Canada’s chances at the podium
Inexplicably shut out of any nominations, the Weeknd is already this year’s most-snubbed artist. Dissatisfied with the voting process, the star R&B crooner told the New York Times this week he would boycott the awards from now on. “Because of the secret committees, I will no longer allow my label to submit my music to the Grammys.”
Montreal electronic music producer Kaytranada is up for three awards. And while he’s the frontrunner for dance/electric LP (for Bubba), he’ll likely be relegated to “It’s just an honour to be nominated” platitudes after he loses the new-artist prize to Megan Thee Stallion.
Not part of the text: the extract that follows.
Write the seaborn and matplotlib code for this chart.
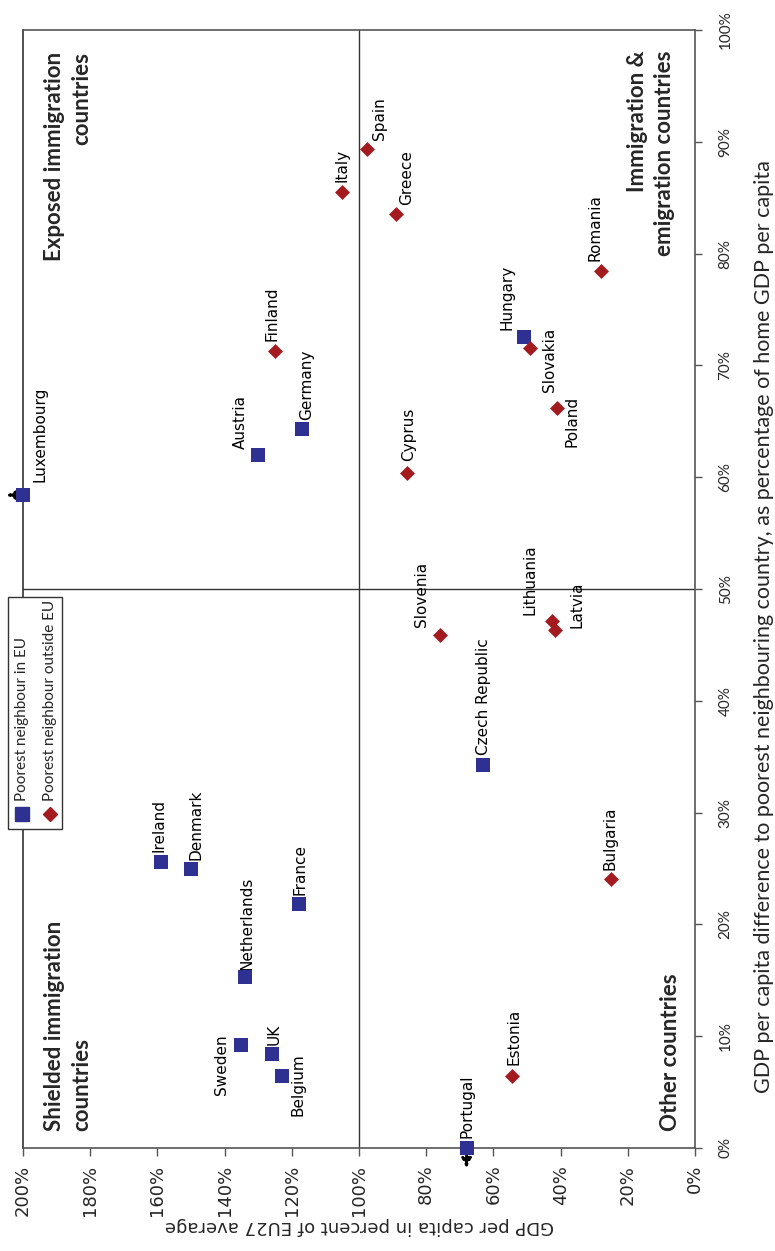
import numpy as np
import pandas as pd
import matplotlib
matplotlib.use('Agg')
import matplotlib.pyplot as plt
import seaborn as sns
from matplotlib.patches import Rectangle
from matplotlib.lines import Line2D
from matplotlib.ticker import PercentFormatter

# poorest neighbour in EU (blue squares)
eu_country = ['Luxembourg', 'Austria', 'Germany', 'Hungary', 'Czech Republic', 'Ireland',
              'Denmark', 'France', 'Netherlands', 'Sweden', 'UK', 'Belgium', 'Portugal']
eu_gdp = [200, 130, 117, 51, 63, 159, 150, 118, 134, 135, 126, 123, 68]
eu_diff = [58.4, 62.0, 64.3, 72.5, 34.3, 25.6, 25.0, 21.8, 15.3, 9.2, 8.4, 6.4, 0]

# poorest neighbour outside EU (red diamonds)
out_country = ['Spain', 'Italy', 'Greece', 'Romania', 'Finland', 'Slovakia', 'Poland',
               'Cyprus', 'Slovenia', 'Lithuania', 'Latvia', 'Bulgaria', 'Estonia']
out_gdp = [97.6, 105, 89, 28, 125, 49, 41, 85.7, 76, 42.7, 41.8, 25, 54.6]
out_diff = [89.4, 85.5, 83.5, 78.4, 71.3, 71.6, 66.2, 60.4, 45.9, 47.1, 46.3, 24.1, 6.4]

gdp_ticks = list(range(0, 201, 20))
diff_ticks = list(range(0, 101, 10))

# label placement: offset in pixels (dx, dy) and alignment
lab_pos = {
    'Luxembourg': (17, 13, 'center', 'bottom'),
    'Austria': (-18, 6, 'center', 'bottom'),
    'Germany': (5, 9, 'center', 'bottom'),
    'Hungary': (-17, 7, 'center', 'bottom'),
    'Czech Republic': (0, 10, 'center', 'bottom'),
    'Ireland': (-2, 10, 'center', 'bottom'),
    'Denmark': (5, 8, 'center', 'bottom'),
    'France': (1, 9, 'center', 'bottom'),
    'Netherlands': (2, 7, 'center', 'bottom'),
    'Sweden': (-20, -20, 'center', 'center'),
    'UK': (2, 9, 'center', 'bottom'),
    'Belgium': (16, -8, 'center', 'center'),
    'Portugal': (0, 10, 'center', 'bottom'),
    'Spain': (12, 9, 'center', 'bottom'),
    'Italy': (0, 10, 'center', 'bottom'),
    'Greece': (11, 9, 'center', 'bottom'),
    'Romania': (-6, 10, 'center', 'bottom'),
    'Finland': (-3, 10, 'center', 'bottom'),
    'Slovakia': (19, -12, 'center', 'center'),
    'Poland': (15, -14, 'center', 'center'),
    'Cyprus': (2, 12, 'center', 'bottom'),
    'Slovenia': (-18, 8, 'center', 'bottom'),
    'Lithuania': (-22, 6, 'center', 'bottom'),
    'Latvia': (22, 2, 'center', 'bottom'),
    'Bulgaria': (-1, 9, 'center', 'bottom'),
    'Estonia': (2, 11, 'center', 'bottom'),
}

blue = '#2e3192'
red = '#a31a1f'

sns.set_style('white')
plt.rcParams['font.family'] = ['DejaVu Sans']

df_eu = pd.DataFrame({'country': eu_country, 'gdp': eu_gdp, 'diff': eu_diff})
df_out = pd.DataFrame({'country': out_country, 'gdp': out_gdp, 'diff': out_diff})

fig = plt.figure(figsize=(7.75, 12.51), dpi=100)
ax = fig.add_axes([23/775, 1 - 1148/1251, 672/775, 1118/1251])

sns.scatterplot(data=df_eu, x='gdp', y='diff', marker='s', s=100, color=blue,
                linewidth=0, ax=ax, clip_on=False, zorder=5)
sns.scatterplot(data=df_out, x='gdp', y='diff', marker='D', s=58, color=red,
                linewidth=0, ax=ax, clip_on=False, zorder=5)

ax.set_xlim(200, 0)
ax.set_ylim(0, 100)
ax.axvline(100, color='#333333', lw=1, zorder=1)
ax.axhline(50, color='#333333', lw=1, zorder=1)

# arrows for values beyond the axis range
lux = eu_country.index('Luxembourg')
ax.annotate('', xy=(eu_gdp[lux] + 5, eu_diff[lux]), xytext=(eu_gdp[lux], eu_diff[lux]),
            arrowprops=dict(arrowstyle='-|>', linestyle=':', color='black', lw=2,
                            mutation_scale=14, shrinkA=0, shrinkB=0),
            annotation_clip=False, zorder=4)
por = eu_country.index('Portugal')
ax.annotate('', xy=(eu_gdp[por], eu_diff[por] - 1.8), xytext=(eu_gdp[por], eu_diff[por]),
            arrowprops=dict(arrowstyle='-|>', linestyle=':', color='black', lw=2,
                            mutation_scale=14, shrinkA=0, shrinkB=0),
            annotation_clip=False, zorder=4)

for d in [df_eu, df_out]:
    for _, r in d.iterrows():
        dx, dy, ha, va = lab_pos[r['country']]
        ax.annotate(r['country'], (r['gdp'], r['diff']), xytext=(dx, dy),
                    textcoords='offset pixels', rotation=90, ha=ha, va=va,
                    fontsize=11, color='black', annotation_clip=False)

# quadrant names
qfont = dict(fontsize=16, fontweight='bold', family=['Lato', 'DejaVu Sans'],
             rotation=90, transform=ax.transAxes, linespacing=1.4)
ax.text(0.067, 0.98, 'Exposed immigration\ncountries', ha='center', va='top',
        multialignment='right', **qfont)
ax.text(0.9345, 0.982, 'Immigration &\nemigration countries', ha='center', va='top',
        multialignment='right', **qfont)
ax.text(0.067, 0.015, 'Shielded immigration\ncountries', ha='center', va='bottom',
        multialignment='left', **qfont)
ax.text(0.963, 0.015, 'Other countries', ha='center', va='bottom', **qfont)

# axes styling
for side in ['top', 'right', 'bottom', 'left']:
    ax.spines[side].set_color('#555555')
    ax.spines[side].set_linewidth(1.2)
ax.spines['left'].set_color('#333333')

ax.set_xticks(gdp_ticks)
ax.set_yticks(diff_ticks)
ax.xaxis.set_major_formatter(PercentFormatter(decimals=0))
ax.yaxis.set_major_formatter(PercentFormatter(decimals=0))
ax.yaxis.tick_right()
ax.yaxis.set_label_position('right')
ax.tick_params(axis='x', direction='out', length=6, width=1, color='#555555',
               bottom=True, pad=6)
ax.tick_params(axis='y', direction='out', length=5, width=1, color='#555555',
               right=True, left=False, pad=12)
for t in ax.get_xticklabels():
    t.set_rotation(90)
    t.set_fontsize(13)
    t.set_family(['Liberation Sans Narrow', 'DejaVu Sans'])
for t in ax.get_yticklabels():
    t.set_rotation(90)
    t.set_va('center')
    t.set_fontsize(11)
    t.set_family(['Lato', 'DejaVu Sans'])

ax.set_xlabel('GDP per capita in percent of EU27 average', rotation=180, fontsize=13,
              family=['Liberation Sans Narrow', 'DejaVu Sans'], labelpad=1)
ax.set_ylabel('GDP per capita difference to poorest neighbouring country, as percentage of home GDP per capita',
              rotation=90, fontsize=15.5, family=['Lato', 'DejaVu Sans'])
ax.yaxis.set_label_coords(1.088, 0.466)

# legend drawn upright in the rotated layout, in the lower-left quadrant
fig.add_artist(Rectangle((8/775, 1 - 829/1251), 54/775, 232/1251, transform=fig.transFigure,
                         facecolor='white', edgecolor='#333333', lw=1, zorder=10))
leg_items = [('Poorest neighbour in EU', 's', 10, blue, 22),
             ('Poorest neighbour outside EU', 'D', 7.6, red, 50)]
for txt, mk, ms, col, px in leg_items:
    fig.add_artist(Line2D([px/775], [1 - 814/1251], marker=mk, markersize=ms, color=col,
                          linestyle='none', transform=fig.transFigure, zorder=11))
    fig.text(px/775, 1 - 801/1251, txt, rotation=90, ha='center', va='bottom',
             fontsize=11, family=['Lato', 'DejaVu Sans'], zorder=11)

fig.savefig('out.png', dpi=100)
Those Canadian who might wish to prepare acceptance speeches include recording engineer Shawn Everett (who flooded the engineering, non-classical field with three nominations for his work with Beck, Brittany Howard and Devon Gilfillian); Alanis Morissette (Jagged Little Pill – Original Broadway Cast Recording); Ken Jennings (for the audio book Alex Trebek – The Answer Is …); and Lido Pimienta (Miss Colombia, in the Latin rock or alternative class).
This Latin music revolution will not be televised (but it will be streamed)
Colombian-Canadian spitfire Pimienta will perform, but not in primetime and not on TV. She’s part of Awards Premiere Ceremony, streaming internationally at Grammy.com at 3 p.m. Though Latin pop is exploding, artists of that heritage are unrepresented in the major Grammy categories. Superstar Puerto Rican rapper Bad Bunny will perform in the evening ceremony, however.
Kicking off the afternoon show is a tribute celebrating the 50th anniversary of the Marvin Gaye track Mercy, Mercy Me (The Ecology), with a strong contingent of Latin performers that include Afro-Peruvian Jazz Orchestra, Camilo, Bebel Gilberto, Lupita Infante, Mariachi Sol de Mexico de Jose Hernandez and Gustavo Santaolalla (Bajofondo).
And the award goes to … ?
Expect women to dominate the major categories. One of Dua Lipa, Beyoncé, Megan Thee Stallion and Billie Eilish should win best record. It’s hard to imagine anyone other than Taylor Swift (Folkore) or Dua Lipa (Future Nostalgia) earning best-album honours. Both are up for best song too, as are Eilish, H.E.R. and Beyoncé. As mentioned, Megan Thee Stallion is the horse to bet on to take home the statuette for the year’s best new artist.